Some other key messages: Use application forms (never hand a prospective tenant a tenancy agreement before you're certain you want to rent to them), never take or keep copies of a tenant's personal ID (if it gets stolen, you're liable) and don't discriminate, lest you want to be written up for a human rights complaint (rather than listing "families only," list things that might attract your preferred tenant: close to schools, parks, etc.).

What many landlords don't realize is that they are essentially running a small business, Lachuk said.

"Where some landlords get into trouble is they kind of take a fly-by-the-seat-of-your-pants attitude, and they don't educate themselves on their roles and responsibilities," she said.

"And if you have to go to arbitration, or a tenant takes you in front of the residential tenancy branch, the government loves the opportunity to say 'Well you're the business owner, you should know what you were doing, right?'"

Rent increases are only permitted once a year, to a maximum set by the province (in 2017 the maximum increase is 3.7 per cent, up from 2.9 per cent last year).

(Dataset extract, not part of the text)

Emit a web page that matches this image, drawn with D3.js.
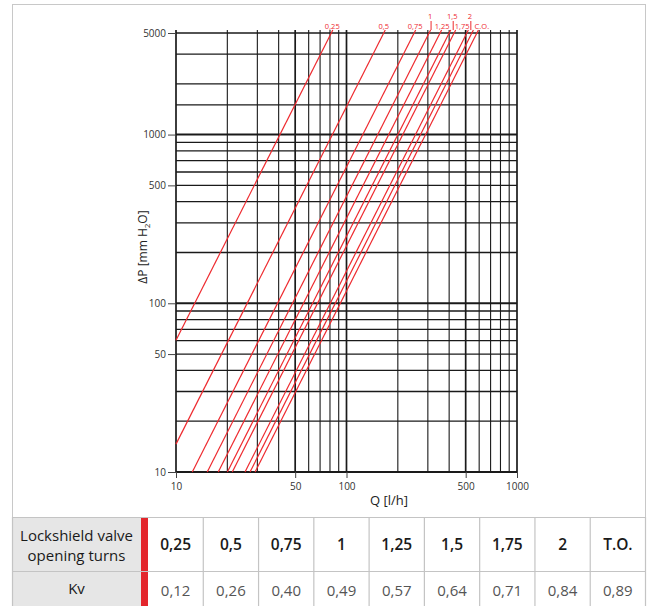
<!DOCTYPE html>
<html><head><meta charset="utf-8">
<script src="https://cdn.jsdelivr.net/npm/d3@7"></script>
<style>
html,body{margin:0;padding:0;background:#fff;}
svg{display:block;font-family:"Open Sans","Noto Sans",sans-serif;}
</style></head>
<body>
<svg id="c" width="649" height="606"></svg>
<script>
// ---------- DATA ----------
// Kv of each red characteristic line
const lineKv = [0.130, 0.264, 0.398, 0.487, 0.565, 0.639, 0.683, 0.811, 0.868, 0.929];
// Top labels and the line each one refers to
const lineLabels = ["0,25","0,5","0,75","1","1,25","1,5","1,75","2","C.O."];
const lineLabelLine = [0,1,2,3,4,5,6,7,8];
// Axis ticks
const xTickValues = [10, 50, 100, 500, 1000];
const xTickLabels = ["10","50","100","500","1000"];
const yTickValues = [10, 50, 100, 500, 1000, 4000];
const yTickLabels = ["10","50","100","500","1000","5000"];
const xGridValues = [10,20,30,40,50,60,70,80,90,100,200,300,400,500,600,700,800,900,1000];
const yGridValues = [10,20,30,40,50,60,70,80,90,100,200,300,400,500,600,700,800,900,1000,1500,2000,3000,4000];
// Table
const tableTurns = ["0,25","0,5","0,75","1","1,25","1,5","1,75","2","T.O."];
const tableKv = [0.12, 0.26, 0.40, 0.49, 0.57, 0.64, 0.71, 0.84, 0.89];

// ---------- LAYOUT ----------
const labelRow = [0,0,0,1,0,1,0,1,0];   // 0 = lower row, 1 = upper row
const labelDx  = [1,0,1,1,2,3,8,3,10];

const svg = d3.select("#c");
const x = d3.scaleLog().domain([10,1000]).range([176,517]);
const y = d3.scaleLog().domain([10,4000]).range([472,33]);
const RED = "#ee2a2f";
const GRID = "#1a1a1a";

// outer box
svg.append("rect").attr("x",12.5).attr("y",4.5).attr("width",633).attr("height",513)
  .attr("fill","none").attr("stroke","#c8c8c8").attr("stroke-width",1);

const major = v => [10,100,1000].includes(v);
// grid
svg.append("g").selectAll("line").data(yGridValues).join("line")
  .attr("x1",x(10)).attr("x2",x(1000))
  .attr("y1",d=>y(d)).attr("y2",d=>y(d))
  .attr("stroke",GRID).attr("stroke-width",d=>major(d)?2:1.3);
svg.append("g").selectAll("line").data(xGridValues).join("line")
  .attr("x1",d=>x(d)).attr("x2",d=>x(d))
  .attr("y1",30).attr("y2",y(10))
  .attr("stroke",GRID).attr("stroke-width",d=>[10,50,100,500,1000].includes(d)?1.7:1.1);

// axes
const yAxis = d3.axisLeft(y).tickValues(yTickValues).tickSize(8).tickPadding(2)
  .tickFormat((d,i)=>yTickLabels[i]);
const gy = svg.append("g").attr("transform",`translate(${x(10)},0)`).call(yAxis);
gy.select(".domain").remove();
gy.selectAll(".tick line").attr("stroke","#444").attr("stroke-width",1);
gy.selectAll(".tick text").attr("font-size",10).attr("fill","#333").attr("font-family","Open Sans");

const xAxis = d3.axisBottom(x).tickValues(xTickValues).tickSize(6).tickPadding(5)
  .tickFormat((d,i)=>xTickLabels[i]);
const gx = svg.append("g").attr("transform",`translate(0,${y(10)})`).call(xAxis);
gx.select(".domain").remove();
gx.selectAll(".tick line").attr("stroke","#444").attr("stroke-width",1);
gx.selectAll(".tick text").attr("font-size",10).attr("fill","#333").attr("font-family","Open Sans");

// axis titles
svg.append("text").attr("x",389).attr("y",505).attr("text-anchor","middle")
  .attr("font-size",13).attr("fill","#222").text("Q [l/h]");
const yt = svg.append("text").attr("transform","translate(147,247) rotate(-90)")
  .attr("text-anchor","middle").attr("font-size",12).attr("fill","#222");
yt.append("tspan").text("\u0394P [mm H");
yt.append("tspan").attr("font-size",8).attr("dy",3).text("2");
yt.append("tspan").attr("dy",-3).text("O]");

// red lines: Q[l/h] = 1000 * Kv * sqrt(dP[mmH2O] / 10197)
const qOf = (kv,dp) => 1000*kv*Math.sqrt(dp/10197);
const dpOf = (kv,q) => Math.pow(q/(1000*kv),2)*10197;
const dpTop = y.invert(30);
const lineG = svg.append("g");
lineKv.forEach(kv=>{
  let dp0 = 10, q0 = qOf(kv,10);
  if(q0<10){ q0 = 10; dp0 = dpOf(kv,10); }
  const q1 = qOf(kv,dpTop);
  lineG.append("line").attr("x1",x(q0)).attr("y1",y(dp0)).attr("x2",x(q1)).attr("y2",y(dpTop))
    .attr("stroke",RED).attr("stroke-width",1.2);
});

// labels
const lab = svg.append("g").attr("font-size",7.5).attr("fill",RED).attr("text-anchor","middle");
lineLabels.forEach((t,i)=>{
  const kv = lineKv[lineLabelLine[i]];
  const cx = x(qOf(kv, y.invert(33))) + labelDx[i];
  const up = labelRow[i]===1;
  lab.append("text").attr("x",cx).attr("y",up?19:29).text(t);
  if(up){
    svg.append("line").attr("x1",cx+1).attr("x2",cx+1).attr("y1",21).attr("y2",30)
      .attr("stroke",RED).attr("stroke-width",1);
  }
});

// ---------- TABLE ----------
const tX0 = 12, tHeadW = 129, barW = 7, tRight = 645.5;
const rowY = [517, 571, 607];
const colX0 = tX0+tHeadW+barW;
const colW = (tRight-colX0)/tableTurns.length;
const tb = svg.append("g");
// header column background
tb.append("rect").attr("x",tX0).attr("y",rowY[0]).attr("width",tHeadW).attr("height",rowY[2]-rowY[0])
  .attr("fill","#e6e6e6");
// red bar
tb.append("rect").attr("x",tX0+tHeadW).attr("y",rowY[0]).attr("width",barW).attr("height",rowY[2]-rowY[0])
  .attr("fill","#e3262c");
// horizontal lines
rowY.slice(0,2).forEach(yy=>{
  tb.append("line").attr("x1",tX0).attr("x2",tRight).attr("y1",yy+0.5).attr("y2",yy+0.5)
    .attr("stroke","#c4c4c4").attr("stroke-width",1.2);
});
// vertical lines
tb.append("line").attr("x1",tX0+0.5).attr("x2",tX0+0.5).attr("y1",rowY[0]).attr("y2",rowY[2])
  .attr("stroke","#c4c4c4").attr("stroke-width",1.2);
tableTurns.forEach((t,i)=>{
  const xx = colX0+colW*(i+1);
  tb.append("line").attr("x1",xx).attr("x2",xx).attr("y1",rowY[0]).attr("y2",rowY[2])
    .attr("stroke","#c4c4c4").attr("stroke-width",1.2);
});
// header text
const hx = tX0+tHeadW/2;
tb.append("text").attr("x",hx).attr("y",541).attr("text-anchor","middle").attr("font-size",15)
  .attr("fill","#1a1a1a").text("Lockshield valve");
tb.append("text").attr("x",hx).attr("y",561).attr("text-anchor","middle").attr("font-size",15)
  .attr("fill","#1a1a1a").text("opening turns");
tb.append("text").attr("x",hx).attr("y",594).attr("text-anchor","middle").attr("font-size",15)
  .attr("fill","#1a1a1a").text("Kv");
tableTurns.forEach((t,i)=>{
  const cx = colX0+colW*(i+0.5);
  tb.append("text").attr("x",cx).attr("y",550).attr("text-anchor","middle").attr("font-size",15.5)
    .attr("font-weight",600).attr("fill","#1a1a1a").text(t);
  tb.append("text").attr("x",cx).attr("y",596).attr("text-anchor","middle").attr("font-size",15)
    .attr("fill","#555").text(d3.format(".2f")(tableKv[i]).replace(".",","));
});
</script>
</body></html>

There are a lot of small details to keep track of, but Landlord BC is there to help you navigate the do's and don'ts of property management.

With over 3,000 members representing 150,000 units of rental housing in B.C., Landlord BC is the province's top resource for owners and managers of rental housing.

"Our mission is to provide you with the support and resources you need to succeed in your rental property business, and together with our members we work to professionalize the rental housing industry through education, support and government advocacy," Lachuk said.

Memberships to the not-for-profit cost $150 (plus $7 per door) per year.